With :51 left Tuesday night, the WCHS boys basketball team had a 1-point lead over Rhea County when they fouled Isaiah Grayson who made one from the charity stripe, 49-47, and the Pioneers found themselves in a heated last-minute battle once again after a tough last-second OT loss to Cookeville.
Thirty-six seconds remained and the Pioneers had the rock after the Golden Eagles turned it back over to Warren County without scoring as the Pioneer D came through in the clutch.
Rhea County’s only option was to foul, and Pioneer Tyree Ladet went to the line and made it a 50-47 Warren County lead which would turn out to be the final score as Rhea County’s outside buzzer beater in the closing seconds wasn’t even close.
“It was a tough, gritty performance,” said Warren County (10-8, 1-2) head coach Chris Sullens. “As we told them all weekend, and Monday in practice and before the game, we would not allow one tough loss to define who we are as a team. Every individual and every team is going to have adversity in life and on the court. How you react to that teaches more than the event itself.”

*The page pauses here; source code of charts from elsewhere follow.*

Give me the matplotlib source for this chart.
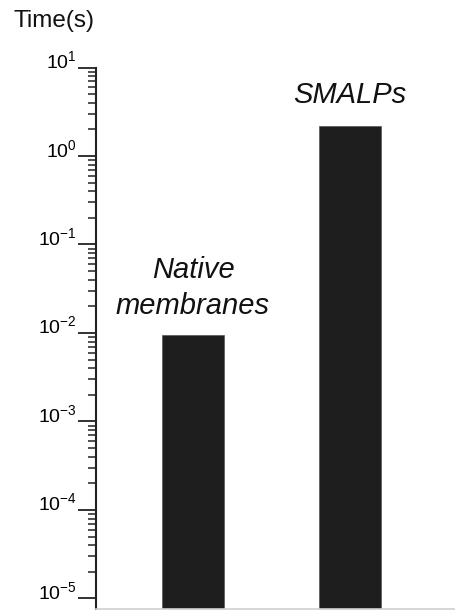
import numpy as np
import matplotlib.pyplot as plt
import matplotlib.transforms as mtransforms
from matplotlib.ticker import FixedLocator, FuncFormatter, NullFormatter

plt.rcParams['font.family'] = ['Liberation Sans', 'DejaVu Sans']
plt.rcParams['mathtext.fontset'] = 'custom'
plt.rcParams['mathtext.rm'] = 'Liberation Sans'
plt.rcParams['mathtext.it'] = 'Liberation Sans:italic'

# data
categories = ['Native\nmembranes', 'SMALPs']
times = [0.0095, 2.2]
label_offsets = [34, 22]   # points above the bar top
decades = [-5, -4, -3, -2, -1, 0, 1]

fig = plt.figure(figsize=(4.55, 6.1), dpi=100)
ax = fig.add_axes([96 / 455, 1 - 609 / 610, 1 - 96 / 455, (609 - 67.5) / 610])

x = np.arange(len(categories))
ax.bar(x, times, width=0.395, bottom=1e-7, color='#1e1e1e', edgecolor='#555555', linewidth=0.5)

ax.set_yscale('log')
ax.set_ylim(7.6e-6, 10)
ax.set_xlim(-0.618, 1.669)

major = [10.0 ** d for d in decades]
minor = [s * 10.0 ** d for d in decades[:-1] for s in range(2, 10)]
ax.yaxis.set_major_locator(FixedLocator(major))
ax.yaxis.set_minor_locator(FixedLocator(minor))
ax.yaxis.set_major_formatter(FuncFormatter(
    lambda v, p: r'$\mathregular{10^{%d}}$' % int(round(np.log10(v)))))
ax.yaxis.set_minor_formatter(NullFormatter())
ax.tick_params(axis='y', which='major', length=13, width=1.3, labelsize=14, pad=1, color='#222222')
ax.tick_params(axis='y', which='minor', length=6, width=1.1, color='#222222')
ax.set_xticks([])

# move tick labels a bit up like the original
offset = mtransforms.ScaledTranslation(0, 6 / 72, fig.dpi_scale_trans)
for lab in ax.get_yticklabels():
    lab.set_transform(lab.get_transform() + offset)

for side in ['top', 'right']:
    ax.spines[side].set_visible(False)
ax.spines['left'].set_linewidth(1.5)
ax.spines['left'].set_color('#222222')
ax.spines['bottom'].set_color('#d0d0d0')
ax.spines['bottom'].set_linewidth(1.2)

for xi, t, name, off in zip(x, times, categories, label_offsets):
    ax.annotate(name, xy=(xi, t), xytext=(0, off), textcoords='offset points',
                ha='center', va='center', fontsize=21, style='italic',
                linespacing=1.35, color='#111111')

fig.text(13 / 455, 1 - 21 / 610, 'Time(s)', fontsize=17.5, ha='left', va='center', color='#111111')

fig.savefig('out.png', dpi=100)
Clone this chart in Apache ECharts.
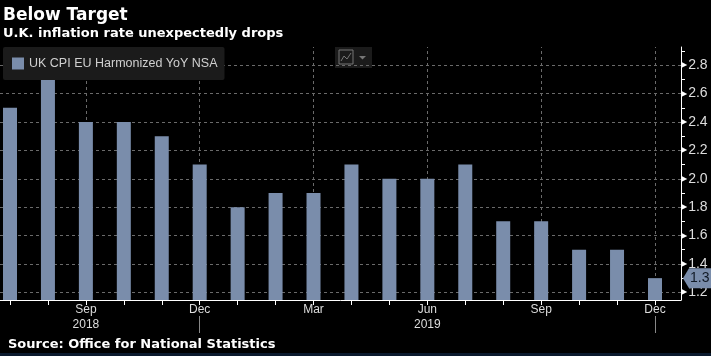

“We got knocked down but we refused to stay on the ground,” Sullens added. “Very similar situation tonight with 10.7 secs to go as we had in our last game and we executed down the stretch. At this time of year with all the scouting, video and analytics we have now as coaches these are the type games you will play most nights. We didn’t ask them to try harder because the effort was what we wanted. It is our job as coaches to train them better for those moments and situations. We worked on it and I think our kids responded. Defensively a very good team effort as they listened and applied the scouting report we gave them. I’m extremely proud of this ball team. We are ready to get back on floor to prepare for Friday game on the road against another tough district opponent in Stone Memorial.”
Pioneer Caleb Newby really shined as he hit for 5-of-6 foul-line shots, and 12 points inside for a game-high 17 points. Grayson was good driving through the paint and made a 3-of-4 fourth quarter foul shots and 11 total game points.
Newby and Grayson weren’t alone however, as six Pioneers posted points proving it takes 10 hands to make a basket, and maybe four if you count K’Rojhn Calbert’s boards the Pioneers turned into points.
The Pioneer defense was strong, as the Golden Eagles had the height advantage but buckled to the pressure put on by the Pioneers who created as many turnovers as they gave up facing the Rhea County defenders who played all four quarters well.
Warren County takes its show on the road to Crossville Friday, Jan. 20 as the Pioneers play district rivals Stone Memorial. Games begin at 6 p.m.